Apalagi, demikian Jonggi menambahkan, aktivitas anak yang telah berstatus terpidana sangat rentan dipengaruhi oleh lingkungan LP yang didominasi oleh orang dewasa.
Ia menambahkan pemulihan hak anak yang menjadi korban percabulan sepatutnya tidak dilupakan pemerintah daerah.
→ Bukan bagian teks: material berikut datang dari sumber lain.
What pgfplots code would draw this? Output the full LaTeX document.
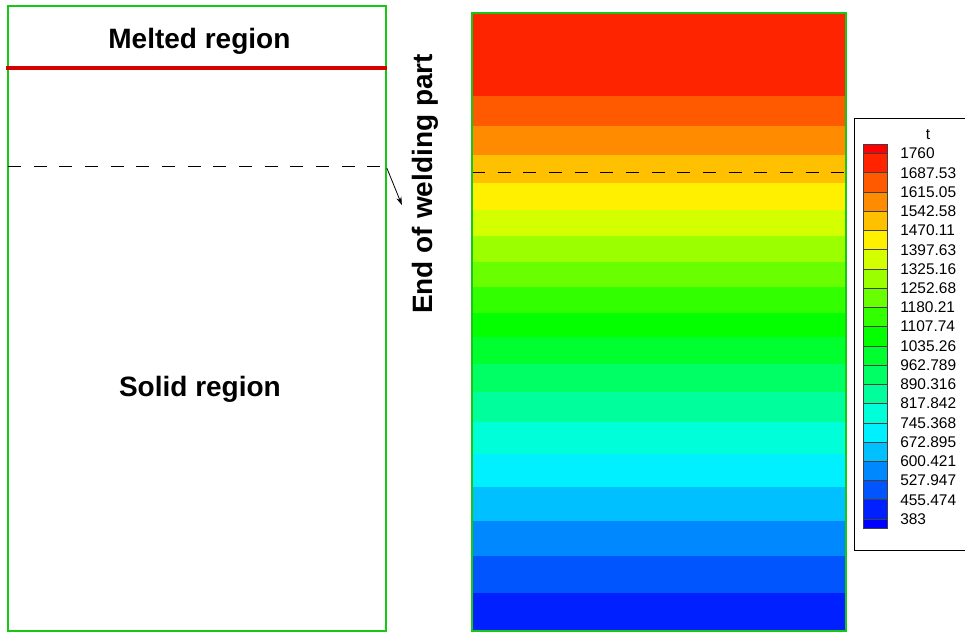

Lebih-lebih korban yang kebanyakan perempuan rentan mengalami gangguan mental hingga trauma.
Sementara itu, Dinas Pemberdayaan Perempuan dan Anak (DPPA) Simalungun, melalui Kepala Bidang Perlindungan Anak dan Pemenuhan Hak Anak, Isyak Irawanto mengatakan kasus ABH di daerah itu kebanyakan disebabkan karena faktor keluarga.
"60 persen kasus dilatarbelakangi oleh rumah tangga yang bermasalah, seperti anak bawaan (ibu/ayah yang menikah lagi) atau anak yang tidak tinggal bersama dalam satu rumah dengan orang tuanya," ujar Isyak kepada Parboaboa, Selasa (2/7/2024).
Isyak mengatakan upaya konseling dan pendampingan terhadap anak yang menjadi korban, baik korban Kekerasan Dalam Rumah Tangga (KDRT) ataupun korban kekerasan seksual terus diupayakan pihaknya.
Kendati, ia mengakui tetap ada hambatan dalam pelaksanaannya, diantaranya anggaran yang terbatas ditambah wilayah Simalungun yang cukup luas.
"Dari 160 kasus, kami hanya bisa menjangkau 50 kasus, tentunya kami memprioritaskan korban yang berasal dari kalangan ekonomi lemah dengan evaluasi pada setiap realisasi kegiatan, " pungkas Isyak.